**Problem description**. Exactly as written, quote every line that follows, skipping the images.
## begin Information supplied
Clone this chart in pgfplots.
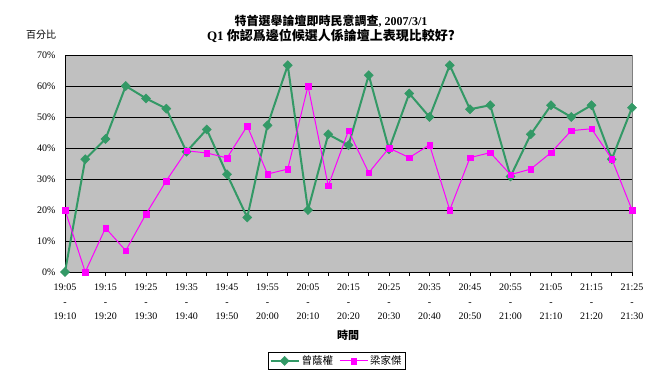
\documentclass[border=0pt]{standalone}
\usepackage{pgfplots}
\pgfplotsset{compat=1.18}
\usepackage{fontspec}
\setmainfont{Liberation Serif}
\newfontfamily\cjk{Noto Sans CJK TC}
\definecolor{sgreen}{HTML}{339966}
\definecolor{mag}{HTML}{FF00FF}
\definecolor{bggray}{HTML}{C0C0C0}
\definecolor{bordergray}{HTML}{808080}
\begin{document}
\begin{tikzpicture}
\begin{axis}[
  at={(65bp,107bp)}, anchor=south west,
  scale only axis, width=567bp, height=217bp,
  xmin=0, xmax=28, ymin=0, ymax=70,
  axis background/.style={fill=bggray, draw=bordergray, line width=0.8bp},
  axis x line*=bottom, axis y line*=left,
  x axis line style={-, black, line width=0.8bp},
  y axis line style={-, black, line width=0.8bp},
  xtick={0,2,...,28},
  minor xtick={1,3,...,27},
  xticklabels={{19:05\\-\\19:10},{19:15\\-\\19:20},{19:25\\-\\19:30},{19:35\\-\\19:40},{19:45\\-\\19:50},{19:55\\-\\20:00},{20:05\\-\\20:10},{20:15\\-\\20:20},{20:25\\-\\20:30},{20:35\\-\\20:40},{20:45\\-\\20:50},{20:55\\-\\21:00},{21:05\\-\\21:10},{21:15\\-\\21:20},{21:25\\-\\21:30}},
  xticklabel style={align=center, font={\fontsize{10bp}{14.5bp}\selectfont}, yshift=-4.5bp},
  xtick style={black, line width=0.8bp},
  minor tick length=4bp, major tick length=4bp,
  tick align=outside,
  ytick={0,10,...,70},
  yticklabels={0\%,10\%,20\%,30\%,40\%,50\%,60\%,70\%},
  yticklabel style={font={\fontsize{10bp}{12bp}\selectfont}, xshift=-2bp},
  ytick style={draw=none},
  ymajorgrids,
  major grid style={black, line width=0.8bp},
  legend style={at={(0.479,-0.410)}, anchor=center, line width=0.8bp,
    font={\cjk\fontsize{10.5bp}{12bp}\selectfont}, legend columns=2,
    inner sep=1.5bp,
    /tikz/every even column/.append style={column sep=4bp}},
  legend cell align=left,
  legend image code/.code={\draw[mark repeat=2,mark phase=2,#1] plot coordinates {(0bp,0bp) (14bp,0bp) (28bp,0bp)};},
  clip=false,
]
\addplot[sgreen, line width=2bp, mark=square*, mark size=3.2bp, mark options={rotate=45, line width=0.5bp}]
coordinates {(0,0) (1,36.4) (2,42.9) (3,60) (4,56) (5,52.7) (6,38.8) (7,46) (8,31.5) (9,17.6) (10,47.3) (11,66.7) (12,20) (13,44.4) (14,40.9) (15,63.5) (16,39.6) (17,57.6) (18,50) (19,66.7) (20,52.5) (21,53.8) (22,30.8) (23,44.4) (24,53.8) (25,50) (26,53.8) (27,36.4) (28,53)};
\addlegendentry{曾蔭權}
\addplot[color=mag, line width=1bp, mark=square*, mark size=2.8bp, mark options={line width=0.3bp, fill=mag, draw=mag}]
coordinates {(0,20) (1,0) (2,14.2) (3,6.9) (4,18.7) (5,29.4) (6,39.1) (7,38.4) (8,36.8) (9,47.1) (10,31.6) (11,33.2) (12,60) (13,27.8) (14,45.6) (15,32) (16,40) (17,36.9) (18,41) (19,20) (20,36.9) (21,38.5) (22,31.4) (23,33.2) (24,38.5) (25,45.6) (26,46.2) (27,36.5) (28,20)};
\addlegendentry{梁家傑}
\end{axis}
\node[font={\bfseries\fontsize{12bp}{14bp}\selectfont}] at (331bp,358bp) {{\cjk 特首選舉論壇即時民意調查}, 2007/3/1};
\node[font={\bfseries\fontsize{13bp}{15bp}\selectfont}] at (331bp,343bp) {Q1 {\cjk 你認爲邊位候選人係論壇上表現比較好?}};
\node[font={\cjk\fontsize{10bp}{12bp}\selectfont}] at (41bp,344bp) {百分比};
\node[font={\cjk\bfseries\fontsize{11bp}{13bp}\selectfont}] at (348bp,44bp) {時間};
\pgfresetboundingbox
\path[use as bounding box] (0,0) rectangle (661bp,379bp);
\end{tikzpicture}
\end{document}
## end Information supplied
**Response for this exercise**.
Clone this chart in pgfplots.
\documentclass[border=0pt]{standalone}
\usepackage{pgfplots}
\pgfplotsset{compat=1.18}
\usepackage{fontspec}
\setmainfont{Liberation Serif}
\newfontfamily\cjk{Noto Sans CJK TC}
\definecolor{sgreen}{HTML}{339966}
\definecolor{mag}{HTML}{FF00FF}
\definecolor{bggray}{HTML}{C0C0C0}
\definecolor{bordergray}{HTML}{808080}
\begin{document}
\begin{tikzpicture}
\begin{axis}[
  at={(65bp,107bp)}, anchor=south west,
  scale only axis, width=567bp, height=217bp,
  xmin=0, xmax=28, ymin=0, ymax=70,
  axis background/.style={fill=bggray, draw=bordergray, line width=0.8bp},
  axis x line*=bottom, axis y line*=left,
  x axis line style={-, black, line width=0.8bp},
  y axis line style={-, black, line width=0.8bp},
  xtick={0,2,...,28},
  minor xtick={1,3,...,27},
  xticklabels={{19:05\\-\\19:10},{19:15\\-\\19:20},{19:25\\-\\19:30},{19:35\\-\\19:40},{19:45\\-\\19:50},{19:55\\-\\20:00},{20:05\\-\\20:10},{20:15\\-\\20:20},{20:25\\-\\20:30},{20:35\\-\\20:40},{20:45\\-\\20:50},{20:55\\-\\21:00},{21:05\\-\\21:10},{21:15\\-\\21:20},{21:25\\-\\21:30}},
  xticklabel style={align=center, font={\fontsize{10bp}{14.5bp}\selectfont}, yshift=-4.5bp},
  xtick style={black, line width=0.8bp},
  minor tick length=4bp, major tick length=4bp,
  tick align=outside,
  ytick={0,10,...,70},
  yticklabels={0\%,10\%,20\%,30\%,40\%,50\%,60\%,70\%},
  yticklabel style={font={\fontsize{10bp}{12bp}\selectfont}, xshift=-2bp},
  ytick style={draw=none},
  ymajorgrids,
  major grid style={black, line width=0.8bp},
  legend style={at={(0.479,-0.410)}, anchor=center, line width=0.8bp,
    font={\cjk\fontsize{10.5bp}{12bp}\selectfont}, legend columns=2,
    inner sep=1.5bp,
    /tikz/every even column/.append style={column sep=4bp}},
  legend cell align=left,
  legend image code/.code={\draw[mark repeat=2,mark phase=2,#1] plot coordinates {(0bp,0bp) (14bp,0bp) (28bp,0bp)};},
  clip=false,
]
\addplot[sgreen, line width=2bp, mark=square*, mark size=3.2bp, mark options={rotate=45, line width=0.5bp}]
coordinates {(0,0) (1,36.4) (2,42.9) (3,60) (4,56) (5,52.7) (6,38.8) (7,46) (8,31.5) (9,17.6) (10,47.3) (11,66.7) (12,20) (13,44.4) (14,40.9) (15,63.5) (16,39.6) (17,57.6) (18,50) (19,66.7) (20,52.5) (21,53.8) (22,30.8) (23,44.4) (24,53.8) (25,50) (26,53.8) (27,36.4) (28,53)};
\addlegendentry{曾蔭權}
\addplot[color=mag, line width=1bp, mark=square*, mark size=2.8bp, mark options={line width=0.3bp, fill=mag, draw=mag}]
coordinates {(0,20) (1,0) (2,14.2) (3,6.9) (4,18.7) (5,29.4) (6,39.1) (7,38.4) (8,36.8) (9,47.1) (10,31.6) (11,33.2) (12,60) (13,27.8) (14,45.6) (15,32) (16,40) (17,36.9) (18,41) (19,20) (20,36.9) (21,38.5) (22,31.4) (23,33.2) (24,38.5) (25,45.6) (26,46.2) (27,36.5) (28,20)};
\addlegendentry{梁家傑}
\end{axis}
\node[font={\bfseries\fontsize{12bp}{14bp}\selectfont}] at (331bp,358bp) {{\cjk 特首選舉論壇即時民意調查}, 2007/3/1};
\node[font={\bfseries\fontsize{13bp}{15bp}\selectfont}] at (331bp,343bp) {Q1 {\cjk 你認爲邊位候選人係論壇上表現比較好?}};
\node[font={\cjk\fontsize{10bp}{12bp}\selectfont}] at (41bp,344bp) {百分比};
\node[font={\cjk\bfseries\fontsize{11bp}{13bp}\selectfont}] at (348bp,44bp) {時間};
\pgfresetboundingbox
\path[use as bounding box] (0,0) rectangle (661bp,379bp);
\end{tikzpicture}
\end{document}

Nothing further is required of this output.